Originally this program started with a 12-month pilot in 2014. The program was designed and implemented by the local health care network to support seamless care transitions between primary and tertiary care settings for aged care facility residents. The pilot program cared for more than 1,000 patients before transitioning to an expanded program that encompasses patients living at home. The program routinely collects data on program activities and is being evaluated externally. A pre-post evaluation published in 2019 found improvements in patient outcomes as well as decreases in hospital admission rates from the ED and in 28-day ED return visits.
For providers. Although most team members are colocated in hospitals, the health and social care providers involved in OPCCT collaborate across multiple settings: within hospital departments, community care, subacute facilities (rehabilitation, geriatric evaluation and management units, hospice), home palliative care, GPs, and Aged Care Facilities. OPCCT nurses can self-refer in the ED, which ensures prompt intervention and avoids the wait for a referral from general ED clinicians, who generally are not as focused in identifying frailty as the OPCCT nurse.
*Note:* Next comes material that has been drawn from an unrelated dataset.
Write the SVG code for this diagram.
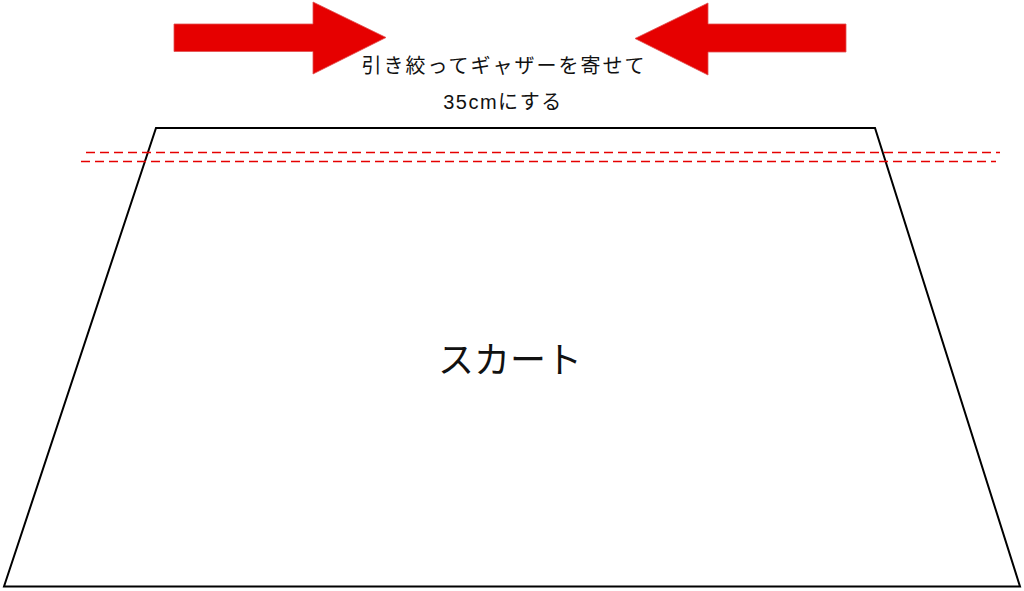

Smooth transitions are coordinated and monitored through communication tools and standardized handover prompts.
For patients/caregivers. The OPCCT team works closely with the patient, family, and GP to plan care, using two advanced care planning documents (the Statement of Choices Form and the Adult Resuscitation Plan). Family and caregivers are involved in all aspects of care before and during transfer from the hospital, engaging them so that care planning is goal-driven and facilitates medical interventions. Caregivers are offered interventions such as ongoing social work support in the community to assist with the prevention of or early identification of caregiver fatigue. End-of-life care planning is also addressed with caregivers, providing them with planning resources and bereavement support.
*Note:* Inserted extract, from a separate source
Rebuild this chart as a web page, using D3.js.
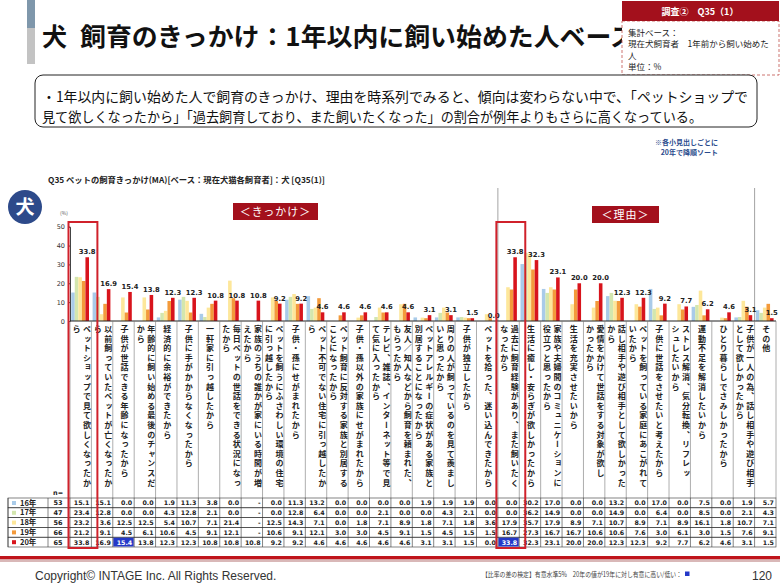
<!DOCTYPE html>
<html><head><meta charset="utf-8">
<script src="https://cdn.jsdelivr.net/npm/d3@7/dist/d3.min.js"></script>
<style>
body{margin:0;background:#fff;}
svg{display:block;font-family:"Noto Sans CJK JP","Noto Sans",sans-serif;}
</style></head><body>
<svg id="chart" width="780" height="588"></svg>
<script>
// categories (きっかけ 20 + 理由 13)
const categories = [
  "ペットショップで見て欲しくなったから",
  "以前飼っていたペットが亡くなったから",
  "子供が世話できる年齢になったから",
  "年齢的に飼い始める最後のチャンスだから",
  "経済的に余裕ができたから",
  "子供に手がかからなくなったから",
  "一軒家に引っ越したから",
  "毎日ペットの世話をできる状況になったから",
  "家族のうちの誰かが家にいる時間が増えたから",
  "ペットを飼うにふさわしい環境の住宅に引っ越したから",
  "子供・孫にせがまれたから",
  "ペット不可でない住宅に引っ越したから",
  "ペット飼育に反対する家族と別居することになったから",
  "子供・孫以外の家族にせがまれたから",
  "テレビ、雑誌、インターネット等で見て気に入ったから",
  "友人／知人などから飼育を頼まれた、もらったから",
  "ペットアレルギーの症状がある家族と別居することになったから",
  "周りの人が飼っているのを見て羨ましいと思ったから",
  "子供が独立したから",
  "ペットを拾った、迷い込んできたから",
  "過去に飼育経験があり、また飼いたくなったから",
  "生活に癒し・安らぎが欲しかったから",
  "家族や夫婦間のコミュニケーションに役立つと思ったから",
  "生活を充実させたいから",
  "愛情をかけて世話をする対象が欲しかったから",
  "話し相手や遊び相手として欲しかったから",
  "ペットを飼っている家庭にあこがれていたから",
  "子供に世話をさせたいと考えたから",
  "ストレス解消、気分転換、リフレッシュしたいから",
  "運動不足を解消したいから",
  "ひとり暮らしでさみしかったから",
  "子供が一人の為、話し相手や遊び相手として欲しかったから",
  "その他"
];
const years = ["16年", "17年", "18年", "19年", "20年"];
const nValues = [53, 47, 56, 66, 65];
const v16 = [15.1,15.1,0.0,0.0,1.9,11.3,3.8,0.0,null,0.0,11.3,13.2,0.0,0.0,0.0,0.0,1.9,1.9,1.9,0.0,
             0.0,30.2,17.0,0.0,0.0,13.2,0.0,17.0,0.0,7.5,0.0,1.9,5.7];
const v17 = [23.4,12.8,0.0,0.0,4.3,12.8,2.1,0.0,null,0.0,12.8,6.4,0.0,0.0,2.1,0.0,0.0,4.3,2.1,0.0,
             0.0,36.2,14.9,0.0,0.0,14.9,0.0,6.4,0.0,8.5,0.0,2.1,4.3];
const v18 = [23.2,3.6,12.5,12.5,5.4,10.7,7.1,21.4,null,12.5,14.3,7.1,0.0,1.8,7.1,8.9,1.8,7.1,1.8,3.6,
             17.9,35.7,17.9,8.9,7.1,10.7,8.9,7.1,8.9,16.1,1.8,10.7,7.1];
const v19 = [21.2,9.1,4.5,6.1,10.6,4.5,9.1,12.1,null,10.6,9.1,12.1,3.0,3.0,4.5,9.1,1.5,4.5,1.5,1.5,
             16.7,27.3,16.7,16.7,10.6,10.6,7.6,3.0,6.1,3.0,1.5,7.6,9.1];
const v20 = [33.8,16.9,15.4,13.8,12.3,12.3,10.8,10.8,10.8,9.2,9.2,4.6,4.6,4.6,4.6,4.6,3.1,3.1,1.5,0.0,
             33.8,32.3,23.1,20.0,20.0,12.3,12.3,9.2,7.7,6.2,4.6,3.1,1.5];
const series = [v16, v17, v18, v19, v20];
const colors = ["#a9cbe9", "#d3e6ae", "#fde79a", "#f39a3b", "#d8141c"];
const yTicks = [0, 10, 20, 30, 40, 50];
const sectionNames = ["＜きっかけ＞", "＜理由＞"];
const sectionStart = [0, 20, 32];      // first column index of each block
const boxedCols = [0, 20];             // red frames
const sigCells = [[2, 4], [20, 4]];    // [column, year row] significant

const svg = d3.select('#chart');

// header
svg.append('rect').attr('x', 27).attr('y', 0).attr('width', 8).attr('height', 28).attr('fill', '#7f97ab');
svg.append('rect').attr('x', 27).attr('y', 28).attr('width', 8).attr('height', 36).attr('fill', '#c3c3c3');
svg.append('text').attr('x', 42).attr('y', 46)
  .style('font-size', '25px').style('font-weight', 'bold').attr('fill', '#111').text('犬');
svg.append('text').attr('x', 80).attr('y', 46)
  .style('font-size', '25px').style('font-weight', 'bold').attr('fill', '#111')
  .attr('textLength', 556).attr('lengthAdjust', 'spacingAndGlyphs')
  .text('飼育のきっかけ：1年以内に飼い始めた人ベース');

// info box top right
svg.append('rect').attr('x', 622).attr('y', 21).attr('width', 157).attr('height', 54)
  .attr('fill', '#fff').attr('stroke', '#c0504d').attr('stroke-dasharray', '3,2').attr('stroke-width', 0.8);
svg.append('rect').attr('x', 622).attr('y', 1).attr('width', 157).attr('height', 20).attr('fill', '#a3101c');
svg.append('text').attr('x', 700).attr('y', 14.5).attr('text-anchor', 'middle')
  .style('font-size', '9px').style('font-weight', 'bold').attr('fill', '#fff').text('調査②　Q35（1）');
["集計ベース：", "現在犬飼育者　1年前から飼い始めた", "人", "単位：%"].forEach((t, i) => {
  svg.append('text').attr('x', 628).attr('y', 36 + i * 11.3)
    .style('font-size', '8.5px').attr('fill', '#222').text(t);
});

// summary box
svg.append('rect').attr('x', 35).attr('y', 75).attr('width', 722).attr('height', 52)
  .attr('rx', 8).attr('fill', '#fff').attr('stroke', '#222').attr('stroke-width', 1);
svg.append('text').attr('x', 42).attr('y', 102).style('font-size', '14px').attr('fill', '#111')
  .attr('textLength', 706).attr('lengthAdjust', 'spacingAndGlyphs')
  .text('・1年以内に飼い始めた人で飼育のきっかけ、理由を時系列でみると、傾向は変わらない中で、「ペットショップで');
svg.append('text').attr('x', 42).attr('y', 122).style('font-size', '14px').attr('fill', '#111')
  .attr('textLength', 660).attr('lengthAdjust', 'spacingAndGlyphs')
  .text('見て欲しくなったから」「過去飼育しており、また飼いたくなった」の割合が例年よりもさらに高くなっている。');

// sort note
svg.append('text').attr('x', 718).attr('y', 145).attr('text-anchor', 'end')
  .style('font-size', '7px').style('font-weight', 'bold').attr('fill', '#2a4b8d').text('※各小見出しごとに');
svg.append('text').attr('x', 718).attr('y', 155).attr('text-anchor', 'end')
  .style('font-size', '7px').style('font-weight', 'bold').attr('fill', '#2a4b8d').text('20年で降順ソート');

// question title
svg.append('text').attr('x', 48).attr('y', 183)
  .style('font-size', '8px').style('font-weight', 'bold').attr('fill', '#222')
  .attr('textLength', 277).attr('lengthAdjust', 'spacingAndGlyphs')
  .text('Q35 ペットの飼育きっかけ(MA)[ベース：現在犬猫各飼育者]：犬 [Q35(1)]');

// dog badge
svg.append('circle').attr('cx', 25).attr('cy', 207).attr('r', 17).attr('fill', '#2d4a8a');
svg.append('text').attr('x', 25).attr('y', 214).attr('text-anchor', 'middle')
  .style('font-size', '19px').style('font-weight', 'bold').attr('fill', '#fff').text('犬');

// scales
const x = d3.scaleBand().domain(d3.range(categories.length)).range([70, 776]);
const bw = x.bandwidth();
const xs = d3.scaleBand().domain(years).range([1.2, 19]);
const y = d3.scaleLinear().domain([0, 50]).range([321, 226.7]);

// section dividers + labels
sectionStart.slice(1).forEach(c => {
  svg.append('line').attr('x1', x(c)).attr('x2', x(c)).attr('y1', 188).attr('y2', 321)
    .attr('stroke', '#8c8c8c').attr('stroke-width', 0.8);
});
const secBox = [[233, 203, 85], [592, 206, 67]];
sectionNames.forEach((s, i) => {
  const b = secBox[i];
  svg.append('rect').attr('x', b[0]).attr('y', b[1]).attr('width', b[2]).attr('height', 17).attr('fill', '#a3101c');
  svg.append('text').attr('x', b[0] + b[2] / 2).attr('y', b[1] + 12.5).attr('text-anchor', 'middle')
    .style('font-size', '11px').attr('fill', '#fff').style('letter-spacing', '1px').text(s);
});

// y axis
const yAxis = svg.append('g').attr('transform', 'translate(70,0)')
  .call(d3.axisLeft(y).tickValues(yTicks).tickSize(2).tickPadding(3));
yAxis.select('.domain').attr('stroke', '#444');
yAxis.selectAll('.tick line').attr('stroke', '#444');
yAxis.selectAll('text').style('font-family', 'DejaVu Sans').style('font-size', '6.5px').attr('fill', '#333');
svg.append('text').attr('x', 60).attr('y', 215).style('font-size', '5px').attr('fill', '#555').text('(%)');

// bars
const g = svg.append('g');
categories.forEach((c, ci) => {
  years.forEach((yr, yi) => {
    const v = series[yi][ci];
    if (v == null) return;
    g.append('rect')
      .attr('x', x(ci) + xs(yr)).attr('width', xs.bandwidth())
      .attr('y', y(v)).attr('height', y(0) - y(v))
      .attr('fill', colors[yi]);
  });
});
// value labels for 20年
g.selectAll('.vlab').data(v20).enter().append('text')
  .attr('x', (d, i) => x(i) + xs('20年') + xs.bandwidth() / 2)
  .attr('y', d => y(d) - 3)
  .attr('text-anchor', 'middle')
  .style('font-family', 'DejaVu Sans').style('font-size', '6.8px').style('font-weight', 'bold')
  .attr('fill', '#222').text(d => d.toFixed(1));

// baseline
svg.append('line').attr('x1', 70).attr('x2', 776).attr('y1', 321).attr('y2', 321)
  .attr('stroke', '#222').attr('stroke-width', 1.2);

// category label grid
const labTop = 321, labBot = 498;
d3.range(categories.length + 1).forEach(i => {
  const xx = i < categories.length ? x(i) : 776;
  svg.append('line').attr('x1', xx).attr('x2', xx).attr('y1', labTop).attr('y2', labBot)
    .attr('stroke', '#777').attr('stroke-width', 0.6);
});

function wrapJa(s, n) {
  const noStart = "っゃゅょッャュョー、。・）」";
  const lines = []; let rest = [...s];
  while (rest.length > n) {
    let cut = n;
    while (cut > 1 && noStart.includes(rest[cut])) cut--;
    lines.push(rest.slice(0, cut).join(''));
    rest = rest.slice(cut);
  }
  lines.push(rest.join(''));
  return lines;
}
categories.forEach((c, ci) => {
  const lines = wrapJa(c, 17);
  const cx = x(ci) + bw / 2 + 1;
  lines.forEach((ln, k) => {
    svg.append('text')
      .attr('x', cx + ((lines.length - 1) / 2 - k) * 10.5)
      .attr('y', 325)
      .style('writing-mode', 'vertical-rl')
      .style('font-size', '8px').style('font-weight', 'bold').style('letter-spacing', '1.6px')
      .attr('fill', '#222').text(ln);
  });
});

// data table
const tTop = 498, rowH = 9.8;
svg.append('text').attr('x', 53).attr('y', 495).style('font-family', 'DejaVu Sans')
  .style('font-size', '6.5px').style('font-weight', 'bold').attr('fill', '#222').text('n=');
years.forEach((yr, r) => {
  const ty = tTop + r * rowH;
  svg.append('rect').attr('x', 8).attr('y', ty).attr('width', 768).attr('height', rowH)
    .attr('fill', 'none').attr('stroke', '#333').attr('stroke-width', 0.6);
  svg.append('rect').attr('x', 12).attr('y', ty + 3).attr('width', 4).attr('height', 4).attr('fill', colors[r]);
  svg.append('text').attr('x', 20).attr('y', ty + 7.5).style('font-size', '7.5px').style('font-weight', 'bold')
    .attr('fill', '#222').text(yr);
  svg.append('text').attr('x', 58).attr('y', ty + 7.3).attr('text-anchor', 'middle')
    .style('font-family', 'DejaVu Sans').style('font-size', '6.5px').style('font-weight', 'bold')
    .attr('fill', '#222').text(nValues[r]);
  categories.forEach((c, ci) => {
    const sig = sigCells.some(s => s[0] === ci && s[1] === r);
    if (sig) {
      svg.append('rect').attr('x', x(ci) + 0.5).attr('y', ty + 0.5).attr('width', bw - 1).attr('height', rowH - 1)
        .attr('fill', '#2438c8');
    }
    const v = series[r][ci];
    svg.append('text').attr('x', x(ci) + bw - 2).attr('y', ty + 7.3).attr('text-anchor', 'end')
      .style('font-family', 'DejaVu Sans').style('font-size', '6.3px').style('font-weight', 'bold')
      .attr('fill', sig ? '#fff' : '#222').text(v == null ? '-' : v.toFixed(1));
  });
});
[8, 48].forEach(xx => svg.append('line').attr('x1', xx).attr('x2', xx).attr('y1', tTop).attr('y2', tTop + 5 * rowH)
  .attr('stroke', '#333').attr('stroke-width', 0.6));
d3.range(categories.length).forEach(i => {
  svg.append('line').attr('x1', x(i)).attr('x2', x(i)).attr('y1', tTop).attr('y2', tTop + 5 * rowH)
    .attr('stroke', '#333').attr('stroke-width', 0.6);
});

// red frames
boxedCols.forEach(c => {
  svg.append('rect').attr('x', x(c) - 1.5).attr('y', 222).attr('width', bw + 7.5).attr('height', 326)
    .attr('fill', 'none').attr('stroke', '#d0212b').attr('stroke-width', 2);
});

// footer
svg.append('rect').attr('x', 0).attr('y', 556).attr('width', 780).attr('height', 3.5).attr('fill', '#c0141c');
svg.append('rect').attr('x', 0).attr('y', 559.5).attr('width', 780).attr('height', 2.5).attr('fill', '#d9b8b8');
svg.append('text').attr('x', 35).attr('y', 580).style('font-family', 'Liberation Sans, Arial')
  .style('font-size', '12px').attr('fill', '#333').text('Copyright© INTAGE Inc. All Rights Reserved.');
svg.append('text').attr('x', 482).attr('y', 577).style('font-size', '7px').attr('fill', '#444')
  .attr('textLength', 200).attr('lengthAdjust', 'spacingAndGlyphs')
  .text('【比率の差の検定】有意水準5%　20年の値が19年に対し有意に高い/低い：');
svg.append('rect').attr('x', 685).attr('y', 571.5).attr('width', 4.5).attr('height', 4.5).attr('fill', '#2438c8');
svg.append('text').attr('x', 772).attr('y', 580).attr('text-anchor', 'end').style('font-family', 'Liberation Sans, Arial')
  .style('font-size', '12px').attr('fill', '#333').text('120');
</script></body></html>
This program is different from others because of its new collaborative partnerships, but there is no new governance structure. Prior to launch, a series of meetings were held with internal and external members, including GPs, a patient representative, and local network staff. The program is unique in that external stakeholders help drive policy. The board is responsible for adopting international best practice guidelines and for using local data to monitor outcomes.
OPCCT is based on an integrated, population-focused model of care to serve all older people who presented at the Mater Health’s ED department with geriatric syndromes. There was no additional funding, but existing resources were used in a more efficient and integrated manner.